Abstract

Opioid peptides are generally thought to exert hormone-dependent regulatory influences on gonadotropin secretion and the anteroventral periventricular nucleus (AVPv) has been shown to play a critical role in the neural control of this sexually dimorphic function. In the present study we used in situ hybridization to compare the numbers of proenkephalin (PENK) and prodynorphin (PDYN) mRNA-containing neurons in the AVPv of male and female rats and to evaluate the influence of circulating sex steroid hormones on the development and mature regulation of PENK and PDYN gene expression in these neurons. In agreement with earlier immunohistochemical observations, the number of PENK mRNA-containing neurons in the AVPv of male rats was found to be twice that of female animals. In contrast, the AVPv contains over four times the number of PDYN mRNA-containing cells in female rats, relative to intact males. Treatment of newborn female rats with testosterone increases the number of PENK mRNA-containing neurons in the AVPv, but decreases the number of PDYN mRNA-containing neurons in the AVPv compared with untreated females.

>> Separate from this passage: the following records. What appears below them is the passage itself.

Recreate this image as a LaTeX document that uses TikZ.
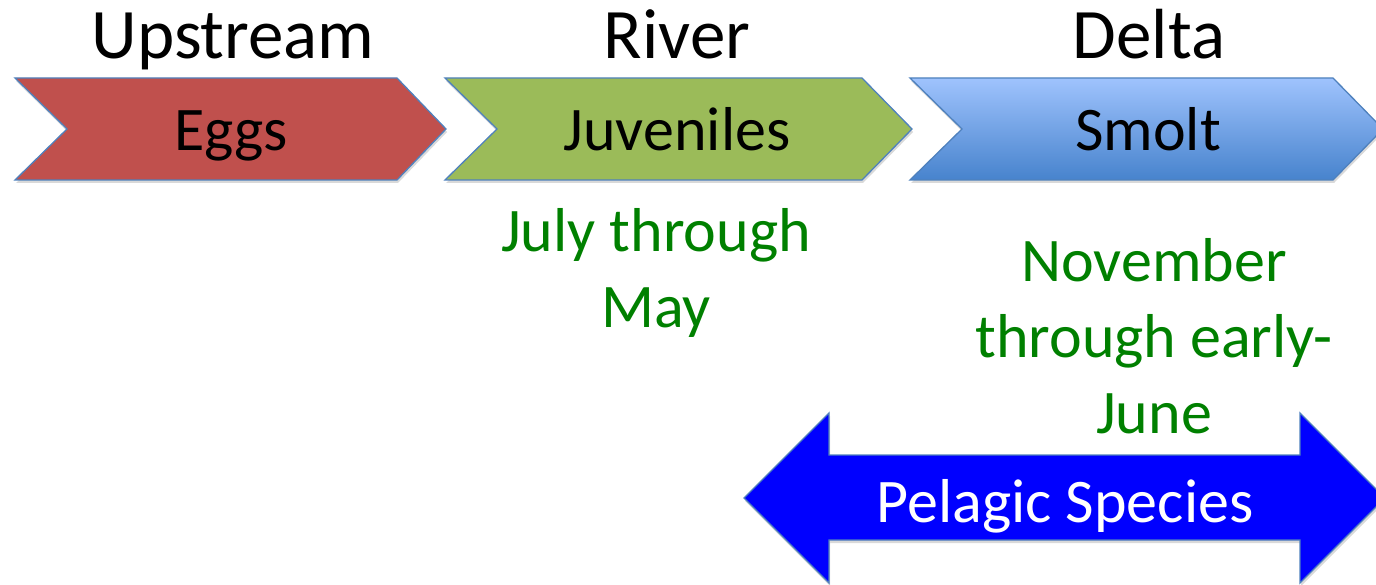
\documentclass[tikz,border=0pt]{standalone}
\usepackage{fontspec}
\setmainfont{Carlito}
\usetikzlibrary{shadows}

\definecolor{eggred}{HTML}{C0504D}
\definecolor{juvgreen}{HTML}{9BBB59}
\definecolor{smolttop}{HTML}{9FC3FD}
\definecolor{smoltbot}{HTML}{4783CD}
\definecolor{edgeblue}{HTML}{4F81BD}
\definecolor{pelagicblue}{HTML}{0000FF}
\definecolor{monthgreen}{HTML}{008000}

\begin{document}
\begin{tikzpicture}[x=1pt, y=-1pt,
    chev/.style={draw=edgeblue, line width=1.3pt, line join=miter,
      drop shadow={opacity=0.3, shadow xshift=1pt, shadow yshift=-3pt}},
    heading/.style={anchor=base, inner sep=0pt, font=\fontsize{71}{85}\selectfont},
    stage/.style={anchor=base, inner sep=0pt, font=\fontsize{62}{76}\selectfont},
    months/.style={anchor=base, inner sep=0pt, align=center, text=monthgreen,
      font=\fontsize{62}{76}\selectfont}]
    \useasboundingbox (0,0) rectangle (1376,585);

    % stage chevrons
    \draw[chev, fill=eggred] (15,78) -- (397,78) -- (446,129) -- (397,180) -- (15,180) -- (67,129) -- cycle;
    \draw[chev, fill=juvgreen] (445,78) -- (862,78) -- (912,129) -- (862,180) -- (445,180) -- (497,129) -- cycle;
    \draw[chev, top color=smolttop, bottom color=smoltbot] (910,78) -- (1333,78) -- (1383,129) -- (1333,180) -- (910,180) -- (962,129) -- cycle;

    \node[heading] (upstream) at (233,59) {Upstream};
    \node[heading] (river) at (677,59) {River};
    \node[heading] (delta) at (1149,59) {Delta};

    \node[stage] (eggs) at (231,151) {Eggs};
    \node[stage] (juveniles) at (677,151) {Juveniles};
    \node[stage] (smolt) at (1148,151) {Smolt};

    % base anchor sits on the last line
    \node[months] (julymay) at (656,327) {July through\\May};
    \node[months] (novjune) at (1154,433) {November\\through early-\\June};

    % pelagic double arrow
    \draw[chev, fill=pelagicblue] (744,498) -- (829,413) -- (829,455) -- (1300,455) -- (1300,413) -- (1385,498)
      -- (1300,583) -- (1300,540) -- (829,540) -- (829,583) -- cycle;
    \node[stage, text=white] (pelagic) at (1065,522) {Pelagic Species};
\end{tikzpicture}
\end{document}
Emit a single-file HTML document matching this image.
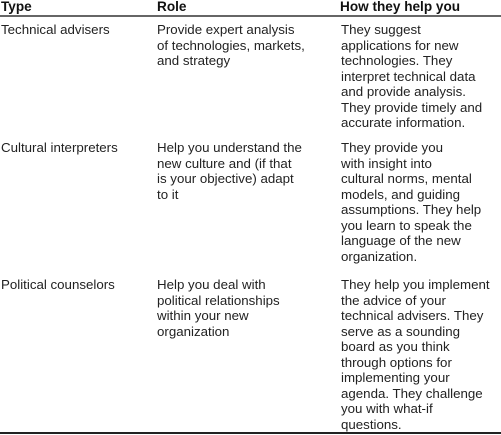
<!DOCTYPE html>
<html><head><style>
body{margin:0;width:501px;height:435px;background:#fff;position:relative;overflow:hidden;font-family:"Liberation Sans",Arial,sans-serif;font-size:13.3px;line-height:15.5px;color:#222}
.c{position:absolute;white-space:nowrap}
.h{font-weight:bold;color:#111;top:-1px;font-size:13.6px}
.l{position:absolute;left:0;width:501px}
</style></head><body>
<div class="c h" style="left:1px">Type</div>
<div class="c h" style="left:157px">Role</div>
<div class="c h" style="left:340px">How they help you</div>
<div class="l" style="top:15px;height:2px;background:#666"></div>

<div class="c" style="left:1px;top:22px">Technical advisers</div>
<div class="c" style="left:157px;top:22px">Provide expert analysis<br>of technologies, markets,<br>and strategy</div>
<div class="c" style="left:341px;top:22px">They suggest<br>applications for new<br>technologies. They<br>interpret technical data<br>and provide analysis.<br>They provide timely and<br>accurate information.</div>

<div class="c" style="left:1px;top:140px">Cultural interpreters</div>
<div class="c" style="left:157px;top:140px">Help you understand the<br>new culture and (if that<br>is your objective) adapt<br>to it</div>
<div class="c" style="left:341px;top:140px">They provide you<br>with insight into<br>cultural norms, mental<br>models, and guiding<br>assumptions. They help<br>you learn to speak the<br>language of the new<br>organization.</div>

<div class="c" style="left:1px;top:277px">Political counselors</div>
<div class="c" style="left:157px;top:277px">Help you deal with<br>political relationships<br>within your new<br>organization</div>
<div class="c" style="left:341px;top:277px">They help you implement<br>the advice of your<br>technical advisers. They<br>serve as a sounding<br>board as you think<br>through options for<br>implementing your<br>agenda. They challenge<br>you with what-if<br>questions.</div>
<div class="l" style="top:432px;height:2px;background:#222"></div>
</body></html>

Treatment of adult ovariectomized female rats with estradiol significantly increased PDYN mRNA levels in the AVPv; however, comparable changes in levels of PENK mRNA were not detected. In adult male rats, neither PDYN, nor PENK mRNA were significantly altered by orchidectomy or testosterone treatment. Thus, the maintenance of enkephalinergic neurons and the loss of hormone-sensitive dynorphin-containing neurons in the AVPv may represent important developmental influences of neonatal androgens on the sexually differentiated neural circuitry controlling gonadotropin secretion.